Don't be afraid to fail. Be afraid not to try. And that process continued. It continues still. I search job postings daily and apply when I have a good feeling. I've had some interviews, have met and spoken with some really nice people. My friends have humbled me through their willingness to do whatever they could to help. I have been incredibly blessed with the level of support I have received.
Don't be afraid to fail. Be afraid not to try. This process is not for the weak of spirit. It is dehumanizing. I'm a real person without a job. The silence is the worst part. I went to an interview on a morning when we were having a blizzard. It took me three hours to get into Boston - a trip that normally would have taken 40 minutes. The interviewer was not as sharp as I would have expected considering the organization and his level. My career was in his hands and it didn't feel great. And then I heard nothing. Nothing. I went there in a blizzard for goodness sake.

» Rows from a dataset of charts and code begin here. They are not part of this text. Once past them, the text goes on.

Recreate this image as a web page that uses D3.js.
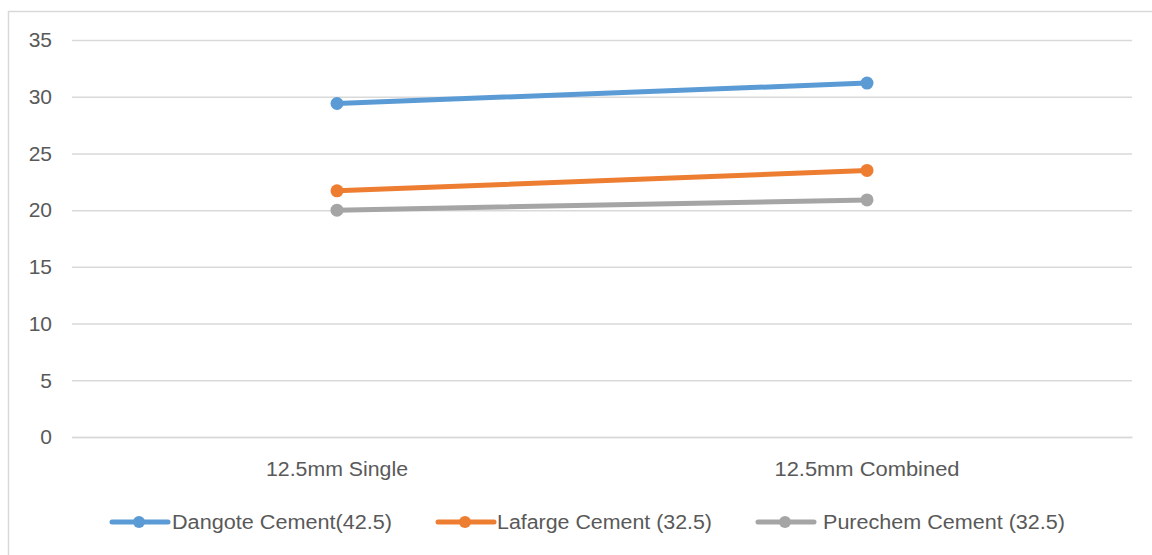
<!DOCTYPE html>
<html><head><meta charset="utf-8">
<script src="https://cdn.jsdelivr.net/npm/d3@7"></script>
<style>body{margin:0;background:#fff}svg{display:block}text{font-family:"Liberation Sans",sans-serif;fill:#595959}</style>
</head><body><svg id="c" width="1152" height="555"></svg>
<script>
const categories = ["12.5mm Single", "12.5mm Combined"];
const seriesNames = ["Dangote Cement(42.5)", "Lafarge Cement (32.5)", "Purechem Cement (32.5)"];
const dangote = [29.4, 31.2];
const lafarge = [21.7, 23.5];
const purechem = [20.0, 20.9];
const yTicks = [0, 5, 10, 15, 20, 25, 30, 35];
const colors = ["#5b9bd5", "#ed7d31", "#a5a5a5"];
const series = [dangote, lafarge, purechem];

const svg = d3.select("#c");
svg.append("rect").attr("x", 8.5).attr("y", 11.5).attr("width", 1160).attr("height", 560)
  .attr("fill", "#fff").attr("stroke", "#d9d9d9").attr("stroke-width", 1.5);

const x = d3.scaleBand().domain(categories).range([72, 1132]);
const y = d3.scaleLinear().domain([0, 35]).range([437, 40]);

const gy = svg.append("g").attr("transform", "translate(72,0)")
  .call(d3.axisLeft(y).tickValues(yTicks).tickSize(-1060).tickPadding(20).tickFormat(d3.format("d")));
gy.select(".domain").remove();
gy.selectAll(".tick line").attr("stroke", "#d9d9d9").attr("stroke-width", 1.5);
gy.selectAll(".tick text").attr("font-size", 21).attr("fill", "#595959")
  .style("font-family", '"Liberation Sans",sans-serif');

const gx = svg.append("g").attr("transform", "translate(0,437)")
  .call(d3.axisBottom(x).tickSize(0).tickPadding(25));
gx.select(".domain").attr("stroke", "#d9d9d9").attr("stroke-width", 1.5);
gx.selectAll(".tick text").attr("font-size", 20).attr("fill", "#595959")
  .style("font-family", '"Liberation Sans",sans-serif')
  .attr("textLength", (d, i) => [142, 185][i]).attr("lengthAdjust", "spacingAndGlyphs");

const line = d3.line().x((d, i) => x(categories[i]) + x.bandwidth() / 2).y(d => y(d));
series.forEach((s, k) => {
  svg.append("path").datum(s).attr("d", line).attr("fill", "none")
    .attr("stroke", colors[k]).attr("stroke-width", 5).attr("stroke-linecap", "round");
  svg.selectAll(null).data(s).enter().append("circle")
    .attr("cx", (d, i) => x(categories[i]) + x.bandwidth() / 2).attr("cy", d => y(d))
    .attr("r", 6.5).attr("fill", colors[k]);
});

const legendX = [112, 438, 758];
const legendW = [220, 215, 242];
const legendTx = [60, 59, 65];
const lg = svg.append("g");
seriesNames.forEach((n, k) => {
  const g = lg.append("g").attr("transform", `translate(${legendX[k]},522)`);
  g.append("line").attr("x1", 0).attr("x2", 56).attr("stroke", colors[k]).attr("stroke-width", 5).attr("stroke-linecap", "round");
  g.append("circle").attr("cx", 27).attr("r", 6).attr("fill", colors[k]);
  g.append("text").attr("x", legendTx[k]).attr("dy", "0.36em").attr("font-size", 20)
    .attr("textLength", legendW[k]).attr("lengthAdjust", "spacingAndGlyphs").text(n);
});
</script></body></html>
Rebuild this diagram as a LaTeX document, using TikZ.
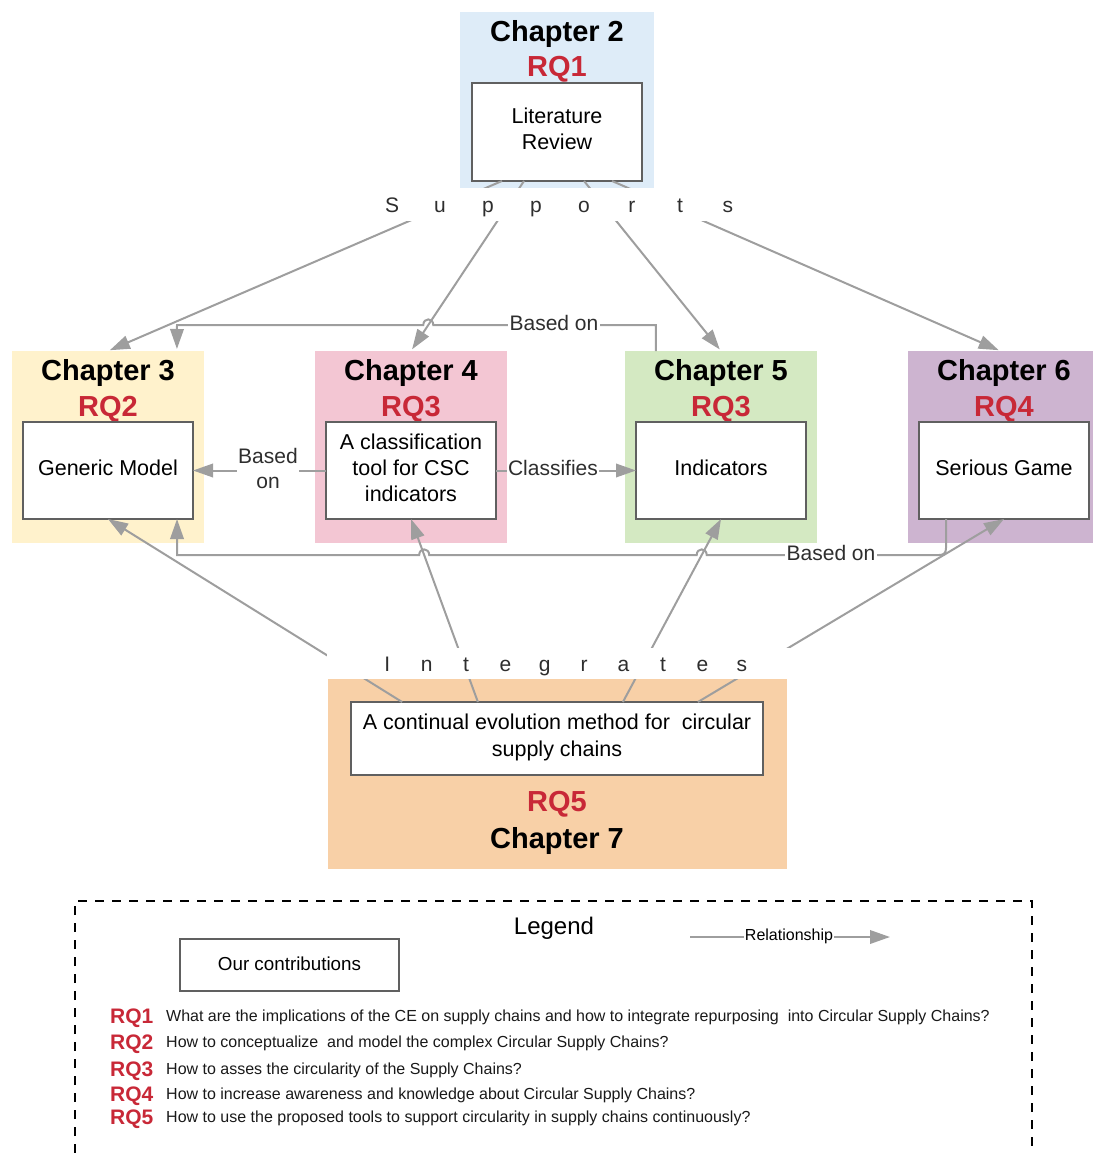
\documentclass[tikz,border=0pt]{standalone}
\usepackage{fontspec}
\setmainfont{Liberation Sans}
\usetikzlibrary{arrows.meta,calc}
\definecolor{bgblue}{RGB}{222,236,248}
\definecolor{bgyellow}{RGB}{255,242,204}
\definecolor{bgpink}{RGB}{243,198,211}
\definecolor{bggreen}{RGB}{212,233,194}
\definecolor{bgpurple}{RGB}{205,180,208}
\definecolor{bgorange}{RGB}{248,208,167}
\definecolor{rqred}{RGB}{200,40,55}
\definecolor{boxgray}{RGB}{96,96,96}
\definecolor{conngray}{RGB}{158,158,158}
\colorlet{txtgray}{black!82}
\begin{document}
\begin{tikzpicture}[x=1pt,y=-1pt,
  bgrect/.style={fill=#1, draw=none, inner sep=0pt, outer sep=0pt},
  contrib/.style={draw=boxgray, line width=2.4pt, fill=white, inner sep=0pt, outer sep=0pt, minimum width=170pt, minimum height=97pt},
  boxtxt/.style={inner sep=0pt, align=center, font=\fontsize{21.5}{26}\selectfont},
  chtitle/.style={inner sep=0pt, text depth=0pt, font=\fontsize{29}{34}\selectfont\bfseries},
  rqtitle/.style={chtitle, text=rqred},
  conn/.style={draw=conngray, line width=2pt, -{Triangle[length=20pt,width=13.5pt]}},
  lbl/.style={fill=white, inner sep=1.5pt, align=center, text=txtgray, font=\fontsize{21}{25}\selectfont},
  spaced/.style={text=txtgray, inner sep=0pt, text depth=0pt, font=\fontsize{21}{25}\selectfont},
  blank/.style={fill=white, draw=none, inner sep=0pt, outer sep=0pt},
  rqkey/.style={anchor=base west, inner sep=0pt, text=rqred, font=\fontsize{21}{25}\selectfont\bfseries},
  rqtext/.style={anchor=base west, inner sep=0pt, text=black!90, font=\fontsize{16}{19}\selectfont}
]
\useasboundingbox (0,0) rectangle (1093,1153);

% ---------- chapter backgrounds ----------
\node[bgrect=bgblue,   minimum width=194pt, minimum height=176pt] (ch2bg) at (557,100) {};
\node[bgrect=bgyellow, minimum width=192pt, minimum height=192pt] (ch3bg) at (108,447) {};
\node[bgrect=bgpink,   minimum width=192pt, minimum height=192pt] (ch4bg) at (411,447) {};
\node[bgrect=bggreen,  minimum width=192pt, minimum height=192pt] (ch5bg) at (721,447) {};
\node[bgrect=bgpurple, minimum width=185pt, minimum height=192pt] (ch6bg) at (1000.5,447) {};
\node[bgrect=bgorange, minimum width=459pt, minimum height=190pt] (ch7bg) at (557.5,774) {};

% ---------- titles ----------
\node[chtitle] (ch2t) at (557,31) {Chapter 2};
\node[rqtitle] (rq1t) at (557,66) {RQ1};
\node[chtitle] (ch3t) at (108,370) {Chapter 3};
\node[rqtitle] (rq2t) at (108,406) {RQ2};
\node[chtitle] (ch4t) at (411,370) {Chapter 4};
\node[rqtitle] (rq3at) at (411,406) {RQ3};
\node[chtitle] (ch5t) at (721,370) {Chapter 5};
\node[rqtitle] (rq3bt) at (721,406) {RQ3};
\node[chtitle] (ch6t) at (1004,370) {Chapter 6};
\node[rqtitle] (rq4t) at (1004,406) {RQ4};
\node[rqtitle] (rq5t) at (557,801) {RQ5};
\node[chtitle] (ch7t) at (557,838) {Chapter 7};

% ---------- contribution boxes ----------
\node[contrib, minimum height=98pt] (lit) at (557,132) {};
\node[boxtxt] (littxt) at ([yshift=3pt]lit.center) {Literature\\Review};
\node[contrib] (gm)  at (108,470.5) {};
\node[boxtxt] (gmtxt) at ([yshift=3pt]gm.center) {Generic Model};
\node[contrib] (cls) at (411,470.5) {};
\node[boxtxt] (clstxt) at ([yshift=3pt]cls.center) {A classification\\tool for CSC\\indicators};
\node[contrib] (ind) at (721,470.5) {};
\node[boxtxt] (indtxt) at ([yshift=3pt]ind.center) {Indicators};
\node[contrib] (sg)  at (1004,470.5) {};
\node[boxtxt] (sgtxt) at ([yshift=3pt]sg.center) {Serious Game};
\node[contrib, minimum width=412pt, minimum height=73pt] (cem) at (557,738.5) {};
\node[boxtxt, font=\fontsize{21.5}{27}\selectfont] (cemtxt) at ([yshift=1pt]cem.center) {A continual evolution method for\ \ circular\\supply chains};

% ---------- supports ----------
\draw[conn, shorten >=2pt] ($(lit.south west)!0.176!(lit.south east)$) -- (ch3bg.north);
\draw[conn, shorten >=2pt] ($(lit.south west)!0.306!(lit.south east)$) -- (ch4bg.north);
\draw[conn, shorten >=2pt] ($(lit.south west)!0.659!(lit.south east)$) -- (ch5bg.north);
\draw[conn, shorten >=2pt] ($(lit.south west)!0.824!(lit.south east)$) -- (ch6bg.north);

% ---------- integrates ----------
\draw[conn] ($(cem.north west)!0.124!(cem.north east)$) -- (gm.south);
\draw[conn] ($(cem.north west)!0.308!(cem.north east)$) -- (cls.south);
\draw[conn] ($(cem.north west)!0.660!(cem.north east)$) -- (ind.south);
\draw[conn] ($(cem.north west)!0.842!(cem.north east)$) -- (sg.south);

% ---------- based on (top) ----------
\draw[conn, shorten >=2pt] ($(ch5bg.north west)!0.161!(ch5bg.north east)$) |- (433.3,325)
  .. controls (433.3,317.5) and (423.3,317.5) .. (423.3,325)
  -- (177,325) -- ($(ch3bg.north west)!0.859!(ch3bg.north east)$);
\node[lbl] (based1) at (554,323) {Based on};

% ---------- based on / classifies (middle) ----------
\draw[conn] (cls.west) -- (gm.east);
\node[lbl] (based2) at (268,468) {Based\\on};
\draw[conn] (cls.east) -- (ind.west);
\node[lbl] (classif) at (553,468) {Classifies};

% ---------- based on (bottom) ----------
\draw[conn] ($(sg.south west)!0.159!(sg.south east)$) -- (946,548)
  .. controls (946,553) and (944,555) .. (939,555)
  -- (706.7,555) .. controls (706.7,547.5) and (696.7,547.5) .. (696.7,555)
  -- (429.2,555) .. controls (429.2,547.5) and (419.2,547.5) .. (419.2,555)
  -- (177,555) -- ($(gm.south west)!0.906!(gm.south east)$);
\node[lbl] (based3) at (831,553) {Based on};

% ---------- spaced labels ----------
\node[blank, minimum width=380pt, minimum height=33pt] (supbg) at (560,204.5) {};
\node[spaced] (sup) at (560,205) {\makebox[48pt]{S}\makebox[48pt]{u}\makebox[48pt]{p}\makebox[48pt]{p}\makebox[48pt]{o}\makebox[48pt]{r}\makebox[48pt]{t}\makebox[48pt]{s}};
\node[blank, minimum width=463pt, minimum height=31pt] (intbg) at (558.5,663.5) {};
\node[spaced] (intl) at (564.5,664) {\makebox[39.4pt]{I}\makebox[39.4pt]{n}\makebox[39.4pt]{t}\makebox[39.4pt]{e}\makebox[39.4pt]{g}\makebox[39.4pt]{r}\makebox[39.4pt]{a}\makebox[39.4pt]{t}\makebox[39.4pt]{e}\makebox[39.4pt]{s}};

% ---------- legend ----------
\draw[line width=2pt, dash pattern=on 9pt off 8pt] (75,1153) -- (75,901) -- (1032,901) -- (1032,1153);
\node[inner sep=0pt, text depth=0pt, font=\fontsize{24}{28}\selectfont] (legt) at (554,926) {Legend};
\node[contrib, minimum width=219pt, minimum height=52pt] (ours) at (289.5,965) {};
\node[boxtxt, font=\fontsize{18.8}{22}\selectfont] (ourstxt) at ([yshift=1pt]ours.center) {Our contributions};
\coordinate (relA) at (690,937);
\coordinate (relB) at (890,937);
\draw[conn] (relA) -- (relB);
\node[lbl, inner sep=1pt, text=black, font=\fontsize{16}{19}\selectfont] (relt) at (789,936) {Relationship};

\node[rqkey] (k1) at (110,1023) {RQ1};
\node[rqtext] (q1) at (166,1021) {What are the implications of the CE on supply chains and how to integrate repurposing\ \ into Circular Supply Chains?};
\node[rqkey] (k2) at (110,1049) {RQ2};
\node[rqtext] (q2) at (166,1047) {How to conceptualize\ \ and model the complex Circular Supply Chains?};
\node[rqkey] (k3) at (110,1076) {RQ3};
\node[rqtext] (q3) at (166,1074) {How to asses the circularity of the Supply Chains?};
\node[rqkey] (k4) at (110,1101) {RQ4};
\node[rqtext] (q4) at (166,1099) {How to increase awareness and knowledge about Circular Supply Chains?};
\node[rqkey] (k5) at (110,1124) {RQ5};
\node[rqtext] (q5) at (166,1122) {How to use the proposed tools to support circularity in supply chains continuously?};
\end{tikzpicture}
\end{document}
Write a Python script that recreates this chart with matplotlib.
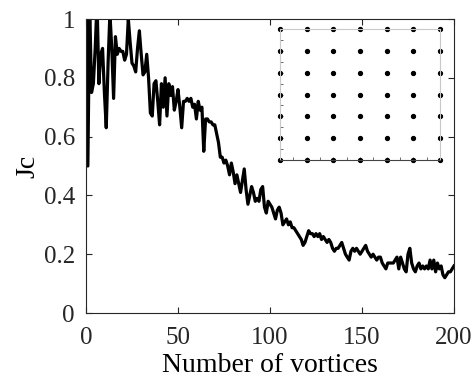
import matplotlib
matplotlib.use("Agg")
import matplotlib.pyplot as plt
import numpy as np

# Jc versus number of vortices
n_vortices = list(range(0, 201))
jc = [
    1.10, 0.50, 1.05, 0.75, 0.78, 0.90, 1.06, 0.78, 0.88, 0.90,
    0.75, 0.63, 0.85, 1.02, 0.90, 0.73, 0.94, 0.88, 0.90, 0.89,
    0.89, 0.86, 0.88, 1.00, 0.92, 0.85, 0.84, 0.82, 0.90, 0.96,
    0.88, 0.81, 0.82, 0.88, 0.80, 0.68, 0.67, 0.78, 0.79, 0.72,
    0.64, 0.78, 0.70, 0.80, 0.67, 0.78, 0.74, 0.77, 0.69, 0.72,
    0.76, 0.70, 0.63, 0.72, 0.72, 0.73, 0.72, 0.73, 0.70, 0.71,
    0.66, 0.72, 0.69, 0.70, 0.55, 0.66, 0.66, 0.65, 0.65, 0.64,
    0.64, 0.61, 0.58, 0.53, 0.53, 0.51, 0.52, 0.50, 0.47, 0.51,
    0.48, 0.44, 0.47, 0.44, 0.41, 0.45, 0.49, 0.42, 0.37, 0.40,
    0.43, 0.41, 0.38, 0.39, 0.38, 0.42, 0.43, 0.36, 0.34, 0.38,
    0.37, 0.36, 0.34, 0.32, 0.35, 0.36, 0.34, 0.30, 0.31, 0.32,
    0.30, 0.31, 0.29, 0.29, 0.28, 0.27, 0.26, 0.25, 0.23, 0.24,
    0.26, 0.28, 0.27, 0.27, 0.26, 0.27, 0.26, 0.27, 0.25, 0.26,
    0.25, 0.24, 0.25, 0.24, 0.22, 0.21, 0.22, 0.22, 0.23, 0.24,
    0.22, 0.20, 0.19, 0.18, 0.21, 0.22, 0.21, 0.22, 0.21, 0.20,
    0.21, 0.22, 0.23, 0.21, 0.20, 0.19, 0.20, 0.19, 0.18, 0.19,
    0.19, 0.17, 0.16, 0.15, 0.17, 0.17, 0.17, 0.17, 0.18, 0.19,
    0.15, 0.19, 0.17, 0.15, 0.14, 0.20, 0.22, 0.17, 0.15, 0.14,
    0.16, 0.17, 0.15, 0.16, 0.15, 0.16, 0.15, 0.18, 0.15, 0.18,
    0.14, 0.17, 0.15, 0.16, 0.13, 0.12, 0.13, 0.14, 0.14, 0.15,
    0.16,
]

# vortex lattice shown in the inset (7 x 7)
lattice_cols = [0, 1, 2, 3, 4, 5, 6]
lattice_rows = [0, 1, 2, 3, 4, 5, 6]

xticks = [0, 50, 100, 150, 200]
yticks = [0, 0.2, 0.4, 0.6, 0.8, 1]
ytick_labels = ["0", "0.2", "0.4", "0.6", "0.8", "1"]


def main():
    plt.rcParams["font.family"] = ["Liberation Serif", "DejaVu Serif"]
    fig = plt.figure(figsize=(4.74, 3.78), dpi=100)
    ax = fig.add_axes([86 / 474, 1 - 313 / 378, 368 / 474, 294 / 378])

    ax.plot(n_vortices, jc, color="black", linewidth=2.3)
    ax.set_xlim(0, 200)
    ax.set_ylim(0, 1)
    ax.set_xticks(xticks)
    ax.set_yticks(yticks)
    ax.set_yticklabels(ytick_labels)
    ax.tick_params(direction="in", top=True, right=True, length=4,
                   width=0.8, labelsize=18, colors="#262626")
    ax.tick_params(axis="x", pad=10)
    ax.tick_params(axis="y", pad=8)
    for s in ax.spines.values():
        s.set_color("#262626")
        s.set_linewidth(0.8)
    ax.set_xlabel("Number of vortices", fontsize=20, labelpad=3)
    ax.set_ylabel("Jc", fontsize=20, labelpad=2)

    # inset with the vortex positions
    ins = fig.add_axes([280 / 474, 1 - 160 / 378, 160 / 474, 131 / 378])
    xs, ys = np.meshgrid(lattice_cols, lattice_rows)
    ins.plot(xs.ravel(), ys.ravel(), "o", color="black", markersize=2.8,
             clip_on=False)
    ins.set_xlim(0, 6)
    ins.set_ylim(0, 6)
    ins.set_xticks(np.arange(0.5, 6, 0.5))
    ins.set_yticks(np.arange(0.5, 6, 0.5))
    ins.set_xticklabels([])
    ins.set_yticklabels([])
    ins.tick_params(direction="in", length=2, width=0.6, colors="#555555")
    for s in ins.spines.values():
        s.set_color("#c8c8c8")
        s.set_linewidth(0.8)
    ins.spines["bottom"].set_color("#444444")
    ins.patch.set_alpha(0)

    fig.savefig("out.png", dpi=100)


if __name__ == "__main__":
    main()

Don't be afraid to fail. Be afraid not to try. These words keep me moving forward. I keep applying to positions. I keep networking. I ask for help when I can. I ignore the negative comments from people who have no clue. While I consider each silence a form of failure, I know I cannot stop - I'm more afraid to give up. I know the perfect job and I are very close to finding each other.
Don't be afraid to fail. Be afraid not to try. If you are afraid to fail - I say to you - don't be. The moment you stop trying, you have automatically failed. Pick yourself up, dust yourself off and keep moving. Life has a funny way of working out just as it should - have faith.